To understand the gravity of Trump’s actions during his international tour we must revisit the history of relations between Russia and the western world. Russian strategy since the cold war has been to use every opportunity to attempt to sow discord between the U.S. and its European allies. Over 75 years of American diplomacy and treaties with Europe since World War II, crafted by Republican and Democrat Presidents alike, were aimed at creating a coalition to discourage Russia from invading Europe. If Russia invaded Eastern Europe it would create a world crisis, disastrous for the U.S. as well as for Europe.

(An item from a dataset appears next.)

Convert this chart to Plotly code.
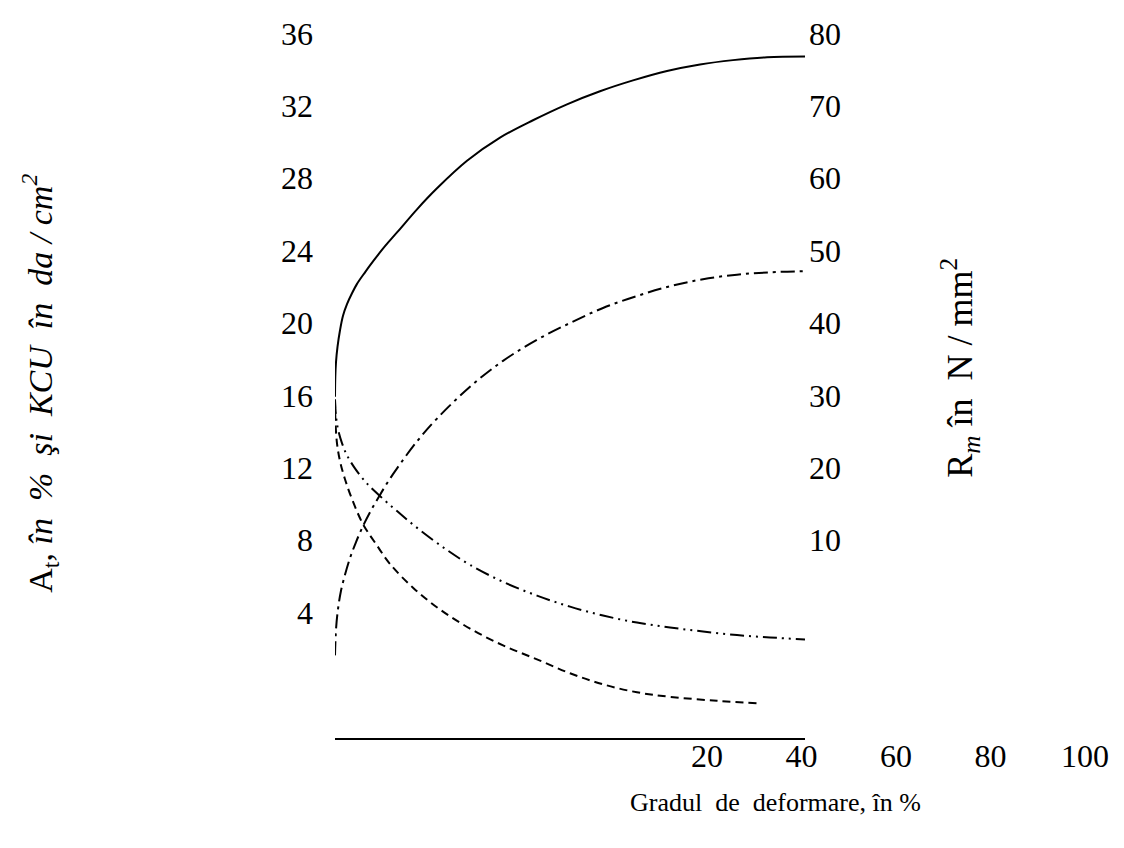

This is not “old cold war mentality.”  In 2014 Putin annexed the Crimea from the Ukraine, which was and is still seeking to join NATO.  Putin’s post-Soviet Russia has been attempting to recreate the security buffer it enjoyed during Soviet rule. The Soviet Union saw, and today Russia sees Eastern Europe and the Baltic region as a security buffer against Europe, and against the U.S’s missile defenses and military bases across Europe intended to contain Russia. Hence, the U.S’s commitment to NATO to defend Europe against Russia is the single greatest roadblock to Russia reestablishing the defensive buffer Soviet Russia enjoyed. 

Why would Trump go out of his way to distance the U.S. from Europe and thereby strengthen Russia? Is Trump just the first president to be so gullible and ignorant of the last 75 years of history as to hand Russia ammunition to use against us? Is Trump really so naïve as to believe Russia is benign, and Europe is bad for the U.S.? Or is he pursuing an intentional course of action favoring Russia because they have damaging information on him?

To summarize:  1) Despite his denials, Trump has major financial connections with Russian Banks, which are in effect debts to Russia and Putin, since Russian banks and financial institutions are state-controlled. 2) There is no doubt Russia at least attempted to influence the presidential election in favor of Trump, and Russia wouldn’t do this unless they felt they could influence Trump? 3) Trump’s actions, particularly in the last few weeks, have consistently and repetitively show deference to the interests of Russia, at the cost of compromising 75 years of relationships with European nations carefully negotiated by both Democrat and Republican presidents. 4) If this were a murder trial, a jury would probably find overwhelming circumstantial evidence to convict. At what point will Republican leaders disavow a president who acts contrary to Republican ideology, values and historical suspicion of the Soviet Union and Russia?